Posted during the jury deliberations:

I am just about to leave for the court and I wanted to leave people some questions to ponder. Mr. West, for the prosecution, at the end of the rebuttal assured the jury emphatically that there was no discrimination in this case because of the defendant’s race or religion. I am wondering how fair a statement we can consider this given the fact that Dr. Dhafir, a highly regarded person in his community, has spent the last two years in prison without bail. Has Dr. Dhafir really had the right of being held innocent until proven guilty extended to him?

Last year, in France, novels from a Jewish writer who was killed in Auschwitz were posthumously published to wide acclaim. The writer’s daughter had recently transcribed her mother’s hand written notes and found two complete novels. Both novels speak to the circumstances of the time, occupied France. One sentence from the article that I read about the books has stayed with me. The author of the article, talking about the second book says: “The second, Dolce, is a more studied and literary portrait of a small village, Bussy, at the very beginning of the occupation, and of the first tentative complicities of collaboration.”
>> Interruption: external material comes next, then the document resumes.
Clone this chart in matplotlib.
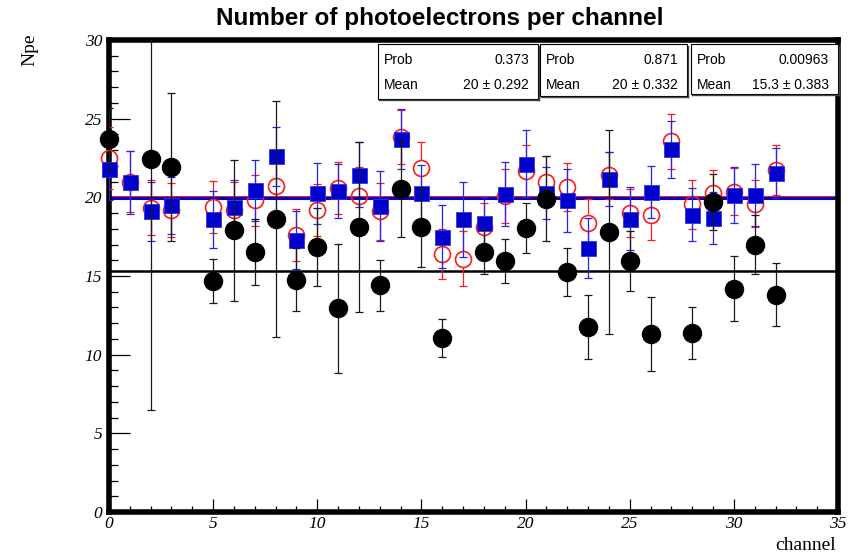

I have thought about this sentence a lot since I read it. In particular, I’ve thought a great deal about these words. “…the first tentative complicities of collaboration”. And I ask others to consider when the first tentative complicities of collaboration began?

Was it when the Jews lost their jobs and no one spoke out? Or when they had to register and wear a Star of David, and no one spoke out? Or was it when their assets were confiscated, their properties taken from them and they were put into ghettos and no one spoke out? Or was it when they were put on the trains and transported to the camps? When?